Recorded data
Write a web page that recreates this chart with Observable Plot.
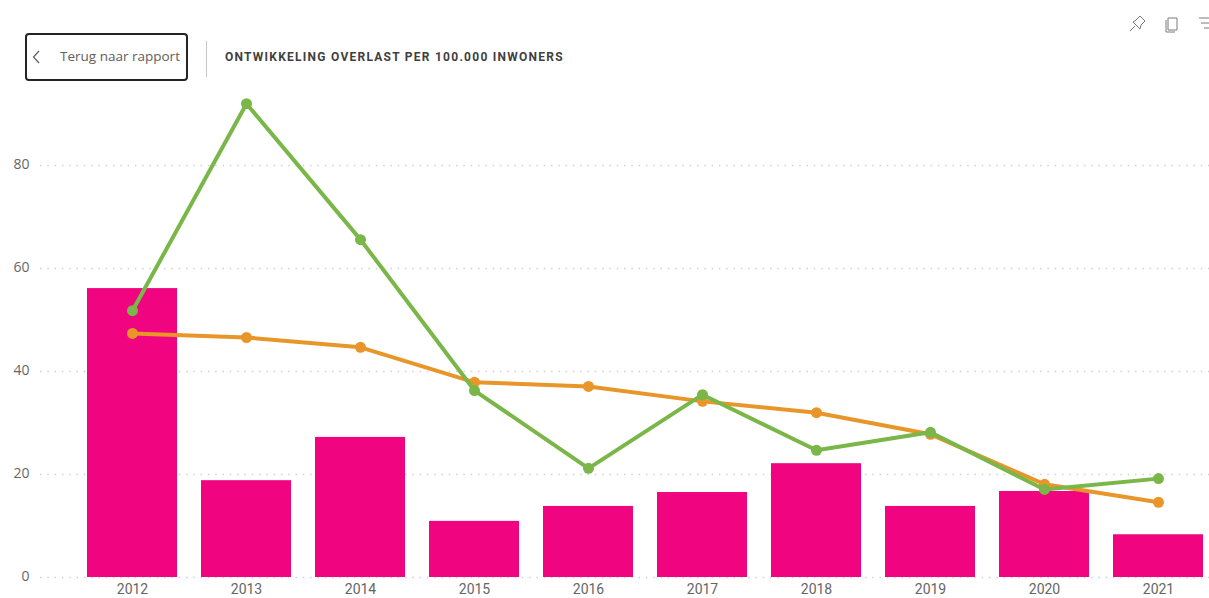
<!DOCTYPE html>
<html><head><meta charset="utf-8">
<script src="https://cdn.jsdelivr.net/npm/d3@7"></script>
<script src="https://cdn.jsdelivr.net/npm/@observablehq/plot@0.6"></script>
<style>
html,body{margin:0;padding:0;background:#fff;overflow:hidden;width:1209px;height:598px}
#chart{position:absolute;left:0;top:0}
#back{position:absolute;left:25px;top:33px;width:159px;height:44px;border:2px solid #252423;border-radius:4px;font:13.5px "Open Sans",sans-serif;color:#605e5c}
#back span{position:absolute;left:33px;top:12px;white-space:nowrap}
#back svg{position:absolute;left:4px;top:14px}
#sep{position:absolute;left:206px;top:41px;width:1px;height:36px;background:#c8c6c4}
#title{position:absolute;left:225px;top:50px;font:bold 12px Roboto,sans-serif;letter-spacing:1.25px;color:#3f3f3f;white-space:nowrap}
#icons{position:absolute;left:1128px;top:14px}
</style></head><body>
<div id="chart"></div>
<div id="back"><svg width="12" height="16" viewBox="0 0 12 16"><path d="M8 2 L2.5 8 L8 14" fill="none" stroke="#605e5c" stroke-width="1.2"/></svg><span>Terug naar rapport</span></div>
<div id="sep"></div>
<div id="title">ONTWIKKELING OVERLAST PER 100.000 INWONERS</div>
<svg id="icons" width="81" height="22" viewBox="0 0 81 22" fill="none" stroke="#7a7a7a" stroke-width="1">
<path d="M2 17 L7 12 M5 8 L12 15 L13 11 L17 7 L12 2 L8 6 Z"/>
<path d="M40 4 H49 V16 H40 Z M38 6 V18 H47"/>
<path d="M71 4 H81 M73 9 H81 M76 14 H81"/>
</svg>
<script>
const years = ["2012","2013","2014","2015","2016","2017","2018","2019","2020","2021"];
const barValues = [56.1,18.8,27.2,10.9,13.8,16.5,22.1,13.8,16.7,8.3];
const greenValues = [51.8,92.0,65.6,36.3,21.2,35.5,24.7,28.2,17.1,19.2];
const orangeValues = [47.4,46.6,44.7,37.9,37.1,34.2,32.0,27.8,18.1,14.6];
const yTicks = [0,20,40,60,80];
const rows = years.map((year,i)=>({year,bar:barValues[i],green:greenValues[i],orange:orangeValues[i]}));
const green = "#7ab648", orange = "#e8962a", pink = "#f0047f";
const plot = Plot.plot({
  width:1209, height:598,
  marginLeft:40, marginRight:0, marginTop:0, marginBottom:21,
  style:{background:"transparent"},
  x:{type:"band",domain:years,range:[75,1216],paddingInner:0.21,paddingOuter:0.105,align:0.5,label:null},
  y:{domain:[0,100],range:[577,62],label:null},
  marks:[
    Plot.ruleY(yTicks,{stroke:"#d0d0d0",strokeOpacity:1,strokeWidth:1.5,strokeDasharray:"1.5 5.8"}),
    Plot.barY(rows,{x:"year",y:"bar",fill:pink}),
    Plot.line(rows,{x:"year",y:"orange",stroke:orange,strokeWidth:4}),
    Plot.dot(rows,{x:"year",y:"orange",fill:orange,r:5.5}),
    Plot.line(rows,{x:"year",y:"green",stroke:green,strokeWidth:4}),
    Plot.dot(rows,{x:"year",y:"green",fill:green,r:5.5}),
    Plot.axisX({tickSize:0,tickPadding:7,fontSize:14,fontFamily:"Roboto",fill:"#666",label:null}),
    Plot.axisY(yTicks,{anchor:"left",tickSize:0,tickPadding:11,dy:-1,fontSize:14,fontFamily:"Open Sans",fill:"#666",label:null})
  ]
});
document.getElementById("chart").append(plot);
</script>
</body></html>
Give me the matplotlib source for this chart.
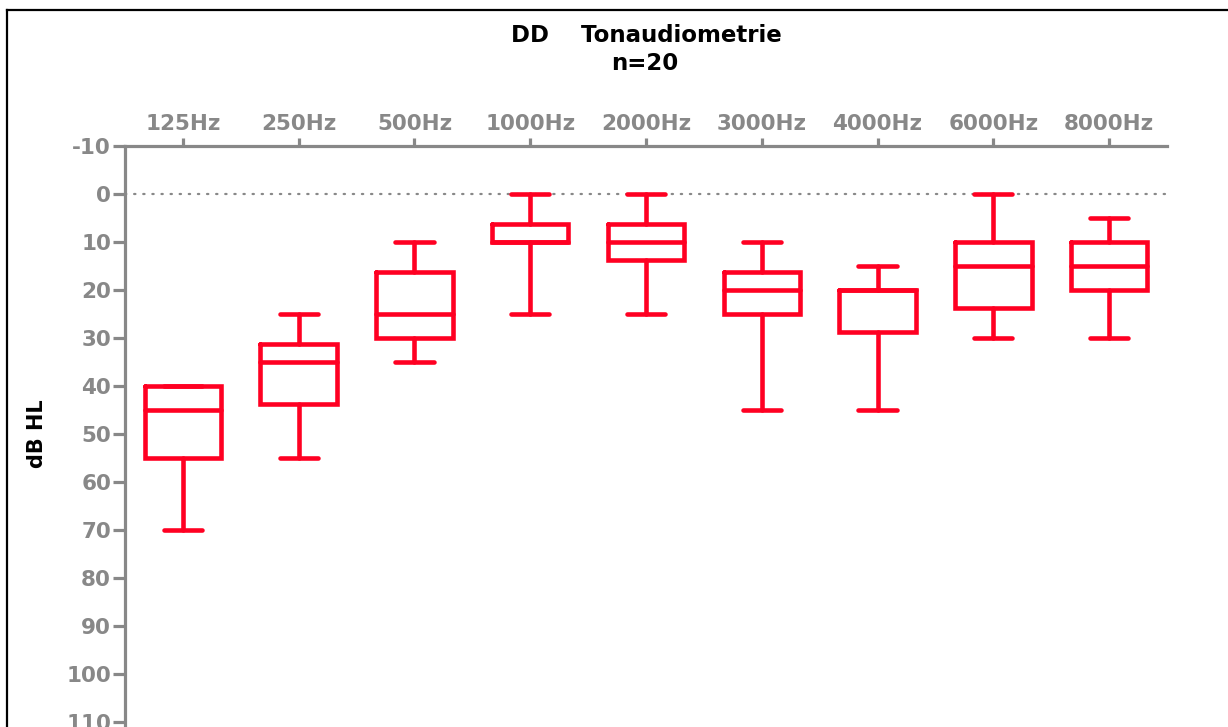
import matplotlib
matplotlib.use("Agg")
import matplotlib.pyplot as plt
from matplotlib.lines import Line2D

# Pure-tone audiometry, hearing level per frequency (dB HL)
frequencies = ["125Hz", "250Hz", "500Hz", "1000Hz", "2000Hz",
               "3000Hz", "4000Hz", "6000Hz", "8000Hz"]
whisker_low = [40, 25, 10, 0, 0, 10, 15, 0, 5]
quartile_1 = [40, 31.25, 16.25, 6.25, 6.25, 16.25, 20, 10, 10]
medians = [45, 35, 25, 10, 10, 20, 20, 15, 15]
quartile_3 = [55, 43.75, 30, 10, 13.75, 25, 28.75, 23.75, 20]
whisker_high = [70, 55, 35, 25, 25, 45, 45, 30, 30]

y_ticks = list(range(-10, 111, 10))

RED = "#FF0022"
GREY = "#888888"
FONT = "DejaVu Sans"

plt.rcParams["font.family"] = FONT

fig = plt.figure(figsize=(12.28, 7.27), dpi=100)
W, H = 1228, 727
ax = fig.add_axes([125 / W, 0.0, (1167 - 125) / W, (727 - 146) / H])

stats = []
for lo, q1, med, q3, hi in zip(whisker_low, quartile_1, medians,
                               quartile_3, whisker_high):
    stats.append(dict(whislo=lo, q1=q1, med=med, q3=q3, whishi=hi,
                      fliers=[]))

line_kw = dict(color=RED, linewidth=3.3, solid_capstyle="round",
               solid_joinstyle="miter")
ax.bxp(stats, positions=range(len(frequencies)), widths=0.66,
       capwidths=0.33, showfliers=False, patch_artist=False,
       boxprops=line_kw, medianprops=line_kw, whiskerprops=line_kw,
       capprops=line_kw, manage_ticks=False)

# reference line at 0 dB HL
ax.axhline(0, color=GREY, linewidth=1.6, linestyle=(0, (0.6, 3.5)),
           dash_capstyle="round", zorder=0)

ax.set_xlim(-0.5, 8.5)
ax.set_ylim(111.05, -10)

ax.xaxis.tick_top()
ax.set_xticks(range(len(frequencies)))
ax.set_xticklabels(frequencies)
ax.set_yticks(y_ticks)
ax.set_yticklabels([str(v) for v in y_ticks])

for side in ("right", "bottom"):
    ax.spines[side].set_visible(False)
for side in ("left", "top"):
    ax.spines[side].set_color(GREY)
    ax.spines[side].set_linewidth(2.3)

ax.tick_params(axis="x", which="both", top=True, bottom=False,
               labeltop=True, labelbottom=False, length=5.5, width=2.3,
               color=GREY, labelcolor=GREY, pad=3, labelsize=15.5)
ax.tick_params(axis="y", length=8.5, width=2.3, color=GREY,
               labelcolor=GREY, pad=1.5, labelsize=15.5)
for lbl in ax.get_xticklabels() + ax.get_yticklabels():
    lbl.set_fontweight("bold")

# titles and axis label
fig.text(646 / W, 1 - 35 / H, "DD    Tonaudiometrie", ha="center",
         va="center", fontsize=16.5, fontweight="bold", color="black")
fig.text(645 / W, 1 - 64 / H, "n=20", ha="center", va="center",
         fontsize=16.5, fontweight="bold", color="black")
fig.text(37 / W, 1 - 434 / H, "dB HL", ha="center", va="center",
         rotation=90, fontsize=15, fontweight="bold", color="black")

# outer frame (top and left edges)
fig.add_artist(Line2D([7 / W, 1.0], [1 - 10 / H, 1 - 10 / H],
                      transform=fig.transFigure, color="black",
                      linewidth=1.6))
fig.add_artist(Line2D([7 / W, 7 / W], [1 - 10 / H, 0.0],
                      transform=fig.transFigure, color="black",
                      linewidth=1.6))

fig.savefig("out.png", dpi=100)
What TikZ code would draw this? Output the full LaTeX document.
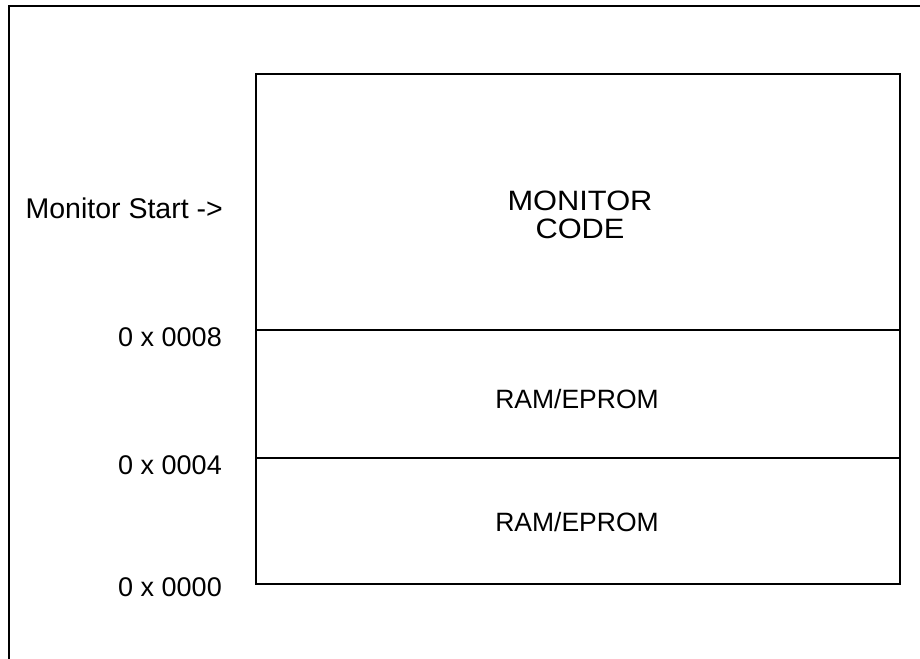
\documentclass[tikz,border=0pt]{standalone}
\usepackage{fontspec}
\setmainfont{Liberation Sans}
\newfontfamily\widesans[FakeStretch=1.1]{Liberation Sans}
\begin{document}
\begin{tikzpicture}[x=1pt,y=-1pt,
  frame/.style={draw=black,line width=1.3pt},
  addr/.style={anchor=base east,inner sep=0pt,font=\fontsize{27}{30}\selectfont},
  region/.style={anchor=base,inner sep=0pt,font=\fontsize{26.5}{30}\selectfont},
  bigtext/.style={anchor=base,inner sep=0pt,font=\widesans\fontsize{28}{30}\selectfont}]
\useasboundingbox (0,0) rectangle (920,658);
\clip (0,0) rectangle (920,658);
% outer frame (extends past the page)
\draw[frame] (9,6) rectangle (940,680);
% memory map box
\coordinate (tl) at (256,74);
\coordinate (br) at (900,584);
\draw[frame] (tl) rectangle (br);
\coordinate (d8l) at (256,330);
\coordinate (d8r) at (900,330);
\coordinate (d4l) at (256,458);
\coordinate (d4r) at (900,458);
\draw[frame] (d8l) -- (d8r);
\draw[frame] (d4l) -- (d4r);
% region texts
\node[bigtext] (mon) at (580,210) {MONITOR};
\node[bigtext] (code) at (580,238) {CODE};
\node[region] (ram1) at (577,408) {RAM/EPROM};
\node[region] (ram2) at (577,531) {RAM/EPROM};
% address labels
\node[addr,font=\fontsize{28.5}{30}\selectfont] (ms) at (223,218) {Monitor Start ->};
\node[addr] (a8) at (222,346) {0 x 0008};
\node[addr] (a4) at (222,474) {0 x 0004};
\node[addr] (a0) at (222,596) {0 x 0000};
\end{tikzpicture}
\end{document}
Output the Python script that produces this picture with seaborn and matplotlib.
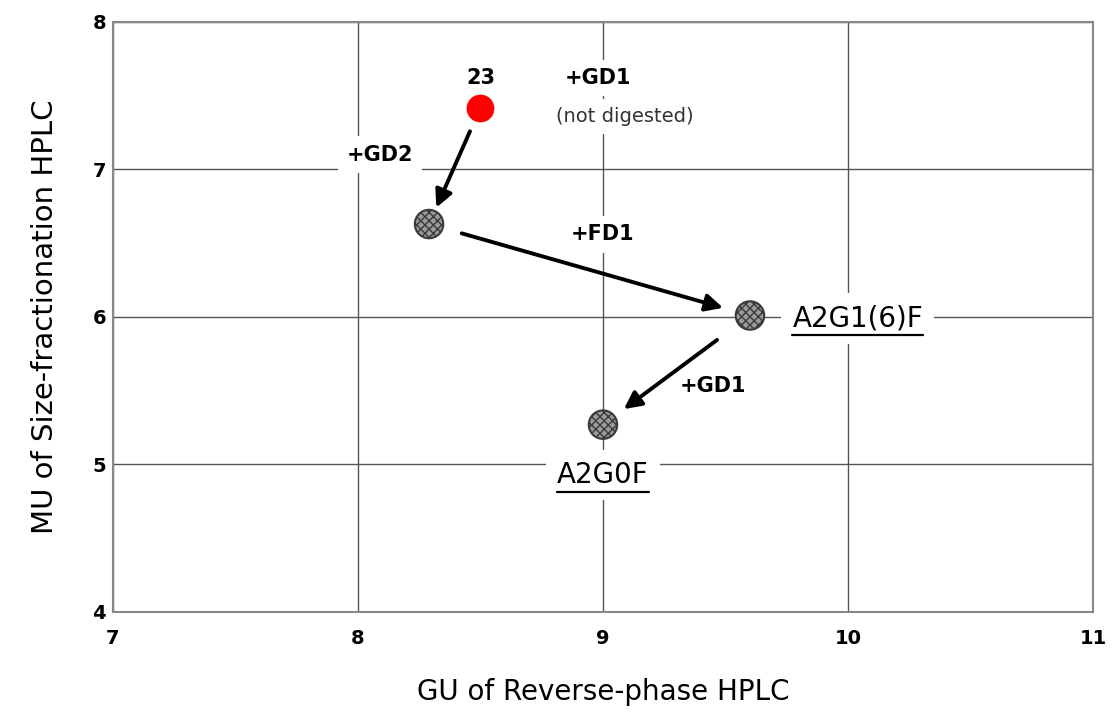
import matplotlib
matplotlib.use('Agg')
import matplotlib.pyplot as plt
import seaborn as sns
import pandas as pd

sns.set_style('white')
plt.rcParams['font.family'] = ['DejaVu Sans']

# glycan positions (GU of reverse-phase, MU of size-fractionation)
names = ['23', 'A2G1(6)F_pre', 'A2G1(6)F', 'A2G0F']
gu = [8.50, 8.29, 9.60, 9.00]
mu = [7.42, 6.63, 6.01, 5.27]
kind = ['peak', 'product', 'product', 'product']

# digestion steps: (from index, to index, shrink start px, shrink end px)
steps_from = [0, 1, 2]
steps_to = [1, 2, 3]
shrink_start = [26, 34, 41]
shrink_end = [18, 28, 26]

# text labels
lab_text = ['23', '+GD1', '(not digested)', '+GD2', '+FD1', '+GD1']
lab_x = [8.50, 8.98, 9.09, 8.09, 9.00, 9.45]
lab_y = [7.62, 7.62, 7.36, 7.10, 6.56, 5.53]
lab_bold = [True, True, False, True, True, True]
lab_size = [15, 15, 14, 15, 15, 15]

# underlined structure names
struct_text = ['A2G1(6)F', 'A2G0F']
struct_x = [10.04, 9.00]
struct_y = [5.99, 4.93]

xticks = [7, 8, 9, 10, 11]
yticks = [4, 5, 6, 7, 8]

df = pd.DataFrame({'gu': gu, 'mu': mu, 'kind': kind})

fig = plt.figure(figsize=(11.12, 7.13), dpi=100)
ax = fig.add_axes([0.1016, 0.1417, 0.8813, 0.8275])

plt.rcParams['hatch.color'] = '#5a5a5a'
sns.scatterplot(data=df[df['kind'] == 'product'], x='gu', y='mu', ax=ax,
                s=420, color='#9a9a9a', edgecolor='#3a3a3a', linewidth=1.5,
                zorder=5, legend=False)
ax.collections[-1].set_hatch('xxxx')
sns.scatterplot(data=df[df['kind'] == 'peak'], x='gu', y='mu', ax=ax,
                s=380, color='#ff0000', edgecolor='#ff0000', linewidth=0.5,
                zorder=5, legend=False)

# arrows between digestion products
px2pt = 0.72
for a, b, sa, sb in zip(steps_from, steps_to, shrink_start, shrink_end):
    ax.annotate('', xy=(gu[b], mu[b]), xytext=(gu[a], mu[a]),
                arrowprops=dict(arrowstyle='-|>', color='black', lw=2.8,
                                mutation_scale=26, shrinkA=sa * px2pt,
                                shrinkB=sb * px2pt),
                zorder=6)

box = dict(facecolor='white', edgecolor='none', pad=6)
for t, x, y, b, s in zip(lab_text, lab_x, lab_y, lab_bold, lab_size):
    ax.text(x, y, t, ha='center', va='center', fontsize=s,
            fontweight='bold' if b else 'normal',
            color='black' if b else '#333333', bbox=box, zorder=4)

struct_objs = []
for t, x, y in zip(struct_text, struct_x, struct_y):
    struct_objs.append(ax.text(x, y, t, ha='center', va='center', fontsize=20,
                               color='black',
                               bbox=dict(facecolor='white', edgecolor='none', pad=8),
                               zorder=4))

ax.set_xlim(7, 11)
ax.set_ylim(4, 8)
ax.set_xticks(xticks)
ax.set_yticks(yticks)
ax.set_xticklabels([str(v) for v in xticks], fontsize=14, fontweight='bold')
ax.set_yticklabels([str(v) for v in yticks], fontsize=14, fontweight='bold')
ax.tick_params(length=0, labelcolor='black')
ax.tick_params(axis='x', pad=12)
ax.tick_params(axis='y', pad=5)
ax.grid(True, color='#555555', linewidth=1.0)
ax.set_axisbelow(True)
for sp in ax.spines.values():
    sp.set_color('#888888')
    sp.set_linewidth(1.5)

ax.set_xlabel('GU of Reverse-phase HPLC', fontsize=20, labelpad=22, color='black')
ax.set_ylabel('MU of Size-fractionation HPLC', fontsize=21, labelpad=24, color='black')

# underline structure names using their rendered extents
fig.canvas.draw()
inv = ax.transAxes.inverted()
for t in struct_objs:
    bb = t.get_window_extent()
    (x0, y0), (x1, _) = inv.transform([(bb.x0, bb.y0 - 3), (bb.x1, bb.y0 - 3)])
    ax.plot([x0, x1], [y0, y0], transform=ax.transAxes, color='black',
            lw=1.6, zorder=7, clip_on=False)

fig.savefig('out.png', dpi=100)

> **SHORT EXERCISE**: Pick out lines containing the word "draw", each one as written.

> **WRITTEN ANSWER**:
What TikZ code would draw this? Output the full LaTeX document.
  frame/.style={draw=black,line width=1.3pt},
\draw[frame] (9,6) rectangle (940,680);
\draw[frame] (tl) rectangle (br);
\draw[frame] (d8l) -- (d8r);
\draw[frame] (d4l) -- (d4r);
fig.canvas.draw()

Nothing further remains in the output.